Dark Horse Brewing Company
- Industry: Alcoholic beverage
- Founded: 1997
- Headquarters: Marshall, Michigan
- Products: Beer
- Owner: Roak Brewing Company
- Website: darkhorsebrewery.com

= Dark Horse Brewery =

Dark Horse Brewing Company is a brewery and tap room in Marshall, Michigan. Its year-round brews include Crooked Tree India Pale Ale, Amber Ale, Raspberry Ale, Reserve Special Black Ale, Boffo Brown Ale, Sapient Trip Ale, and Scotty Karate scotch ale, with several seasonal and experimental brews. The brewery has won several medals at various brewing competitions. Its taproom features 3200+ mugs that fill the ceiling and walls, owned by its mug club members.

==History==
Dark Horse Brewery began as a restaurant owned by Bill Morse. His son Aaron Morse suggested a redesign of the restaurant into a brewpub. The brewpub opened on West Michigan Avenue in Marshall. After converting its brewpub license into a microbrewery license in 1998, the taproom moved in 2000 to S. Kalamazoo Road. In 2010, Dark Horse added a general store that sells merchandise and home brewing supplies.

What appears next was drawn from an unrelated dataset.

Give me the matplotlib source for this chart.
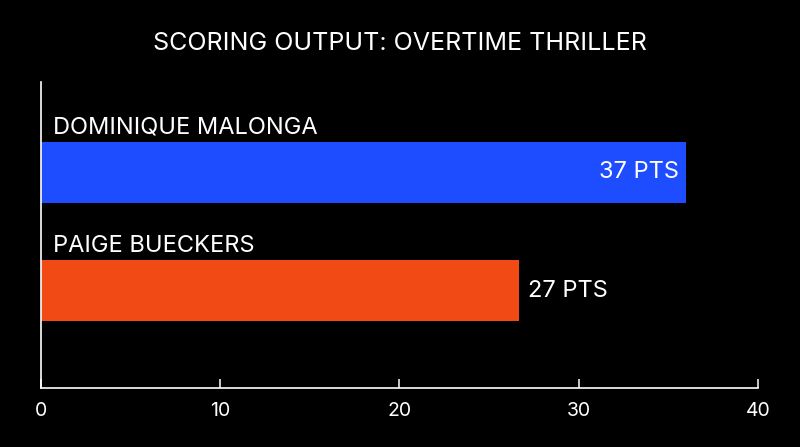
import matplotlib.pyplot as plt
from matplotlib import transforms

plt.rcParams['font.family'] = ['Inter', 'DejaVu Sans']

# data
players = ['DOMINIQUE MALONGA', 'PAIGE BUECKERS']
bar_lengths = [36.0, 26.7]
point_labels = ['37 PTS', '27 PTS']
colors = ['#1E4DFF', '#F24A14']
ticks = [0, 10, 20, 30, 40]

fig = plt.figure(figsize=(8, 4.47), dpi=100, facecolor='black')
ax = fig.add_axes([0.0509, 0.1313, 0.8965, 0.6853], facecolor='black')

ypos = [1, 0]
h = 0.515
ax.barh(ypos, bar_lengths, height=h, color=colors, zorder=2)

ax.set_xlim(0, 40)
ax.set_ylim(-0.822, 1.761)
ax.set_xticks(ticks)
ax.set_yticks([])

for s in ['top', 'right']:
    ax.spines[s].set_visible(False)
for s in ['left', 'bottom']:
    ax.spines[s].set_color('white')
    ax.spines[s].set_linewidth(1.2)
ax.tick_params(axis='x', direction='in', length=6.5, width=1.1, color='white',
               labelcolor='white', labelsize=14, pad=10)

# player names above the bars
for y, name in zip(ypos, players):
    off = transforms.offset_copy(ax.transData, fig=fig, x=12, y=8, units='dots')
    ax.text(0, y + h / 2, name, transform=off, color='white', fontsize=17,
            va='baseline', ha='left')

# point labels: inside the long bar, outside the short one
for i, (y, v, lab) in enumerate(zip(ypos, bar_lengths, point_labels)):
    if i == 0:
        ax.text(v - 0.4, y, lab, color='white', fontsize=17, va='center', ha='right')
    else:
        ax.text(v + 0.5, y, lab, color='white', fontsize=17, va='center', ha='left')

fig.text(0.5, 0.888, 'SCORING OUTPUT: OVERTIME THRILLER', color='white',
         fontsize=18, ha='center', va='baseline')

fig.savefig('out.png', dpi=100, facecolor='black')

In early November 2010, the taproom was broken into and the building burned, in a suspected arson. Reconstruction began later that month.

In 2014, a reality show called Dark Horse Nation, featuring the company and its employees, premiered on The History Channel.

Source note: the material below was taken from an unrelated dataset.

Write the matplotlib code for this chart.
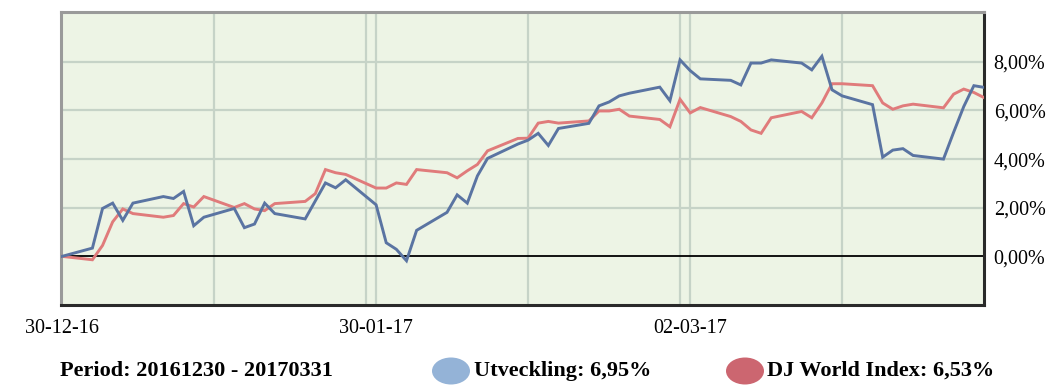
import matplotlib
matplotlib.use("Agg")
import matplotlib.pyplot as plt
from matplotlib.patches import Ellipse

# Day offsets from 30-12-2016
days = [0, 3, 4, 5, 6, 7, 10, 11, 12, 13, 14, 17, 18, 19, 20, 21, 24, 25, 26, 27, 28,
        31, 32, 33, 34, 35, 38, 39, 40, 41, 42, 45, 46, 47, 48, 49, 52, 53, 54, 55, 56,
        59, 60, 61, 62, 63, 66, 67, 68, 69, 70, 73, 74, 75, 76, 77, 80, 81, 82, 83, 84,
        87, 88, 89, 90, 91]

utveckling = [0.00, 0.34, 1.97, 2.19, 1.48, 2.19, 2.46, 2.38, 2.67, 1.26, 1.61, 1.97, 1.18,
              1.33, 2.19, 1.76, 1.54, 2.28, 3.02, 2.82, 3.15, 2.12, 0.56, 0.29, -0.18, 1.07,
              1.81, 2.53, 2.19, 3.31, 4.03, 4.62, 4.78, 5.06, 4.56, 5.26, 5.47, 6.19, 6.35,
              6.60, 6.71, 6.96, 6.40, 8.08, 7.64, 7.30, 7.24, 7.05, 7.95, 7.95, 8.08, 7.95,
              7.67, 8.23, 6.85, 6.60, 6.24, 4.08, 4.37, 4.43, 4.15, 4.00, 5.10, 6.16, 7.02,
              6.95]

dj_world = [0.00, -0.14, 0.45, 1.42, 1.95, 1.76, 1.61, 1.68, 2.17, 2.03, 2.46, 2.01, 2.17,
            1.95, 1.88, 2.17, 2.26, 2.58, 3.57, 3.44, 3.37, 2.81, 2.81, 3.02, 2.96, 3.57,
            3.44, 3.23, 3.52, 3.78, 4.34, 4.85, 4.86, 5.48, 5.55, 5.48, 5.57, 5.98, 5.98,
            6.05, 5.77, 5.63, 5.33, 6.46, 5.90, 6.12, 5.75, 5.55, 5.20, 5.06, 5.70, 5.96,
            5.70, 6.31, 7.10, 7.10, 7.02, 6.31, 6.05, 6.19, 6.26, 6.11, 6.67, 6.88, 6.74,
            6.53]

xtick_days = [0, 31, 62]
xtick_labels = ["30-12-16", "30-01-17", "02-03-17"]
vgrid_days = [15, 30, 31, 46, 61, 62, 77]
ytick_vals = [0, 2, 4, 6, 8]
ytick_labels = ["0,00%", "2,00%", "4,00%", "6,00%", "8,00%"]

period_text = "Period: 20161230 - 20170331"
legend_labels = ["Utveckling: 6,95%", "DJ World Index: 6,53%"]

plt.rcParams['font.family'] = ['Liberation Serif', 'DejaVu Serif']

W, H = 1063, 392
fig = plt.figure(figsize=(W / 100, H / 100), dpi=100)
ax = fig.add_axes([61 / W, (H - 305) / H, (984 - 61) / W, (305 - 12) / H])
ax.set_facecolor("#edf4e5")

grid_c = "#c6d3c7"
for d in vgrid_days:
    ax.axvline(d, color=grid_c, lw=1.6, zorder=1)
for v in [2, 4, 6, 8]:
    ax.axhline(v, color=grid_c, lw=1.6, zorder=1)
ax.axhline(0, color="black", lw=1.3, zorder=2)

ax.plot(days, utveckling, color="#5a74a2", lw=2.1, zorder=4, solid_joinstyle="miter")
ax.plot(days, dj_world, color="#e07b7b", lw=2.1, zorder=3, solid_joinstyle="miter")

ax.set_xlim(-0.1, 91)
ax.set_ylim(-2.0, 10.05)

ax.yaxis.tick_right()
ax.set_yticks(ytick_vals)
ax.set_yticklabels(ytick_labels, fontsize=14.5)
ax.set_xticks(xtick_days)
ax.set_xticklabels(xtick_labels, fontsize=14.5)
ax.tick_params(axis="y", length=0, pad=7)
ax.tick_params(axis="x", length=0, pad=10)
for lbl in ax.get_xticklabels():
    lbl.set_x(lbl.get_position()[0])

for s in ["left", "top"]:
    ax.spines[s].set_color("#9a9a9a")
    ax.spines[s].set_linewidth(2.2)
for s in ["right", "bottom"]:
    ax.spines[s].set_color("#2a2a2a")
    ax.spines[s].set_linewidth(2.2)

# Legend row
ty = 1 - 371 / H
fig.text(60 / W, ty, period_text, fontsize=16, fontweight="bold", va="center", ha="left")
fig.patches.append(Ellipse((451 / W, ty), 38 / W, 27 / H, transform=fig.transFigure,
                           facecolor="#94b3d7", edgecolor="none"))
fig.text(474 / W, ty, legend_labels[0], fontsize=16, fontweight="bold", va="center", ha="left")
fig.patches.append(Ellipse((745 / W, ty), 38 / W, 27 / H, transform=fig.transFigure,
                           facecolor="#cc6670", edgecolor="none"))
fig.text(767 / W, ty, legend_labels[1], fontsize=16, fontweight="bold", va="center", ha="left")

fig.savefig("out.png", dpi=100)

In 2019, with $12,018 in unpaid property taxes and $1.5 million in unmet mortgage payments, Dark Horse was purchased by Roak Brewing Co. of Royal Oak, Michigan. In 2021, ROAK Brewing closed its Royal Oak Michigan tap room and brewery and consolidated all of its brewing operations in Marshall, including a separate tap room and kitchen located on the Dark Horse campus.

In 2024, ROAK was acquired by Benchmark Beverage Company out of Livonia. In February of 2025, Benchmark also acquired Brew Detroit, who had recently closed their taproom in Detroit's Corktown neighborhood. Benchmark stated that they would brew five of Brew Detroit's flagship beers at the Marshall facility, and that they would be available on tap there alongside beers from Dark Horse and ROAK.

==Awards==
The craft beer-rating website RateBeer ranked Dark Horse 29th in its 2013 list of Best Brewers in the World.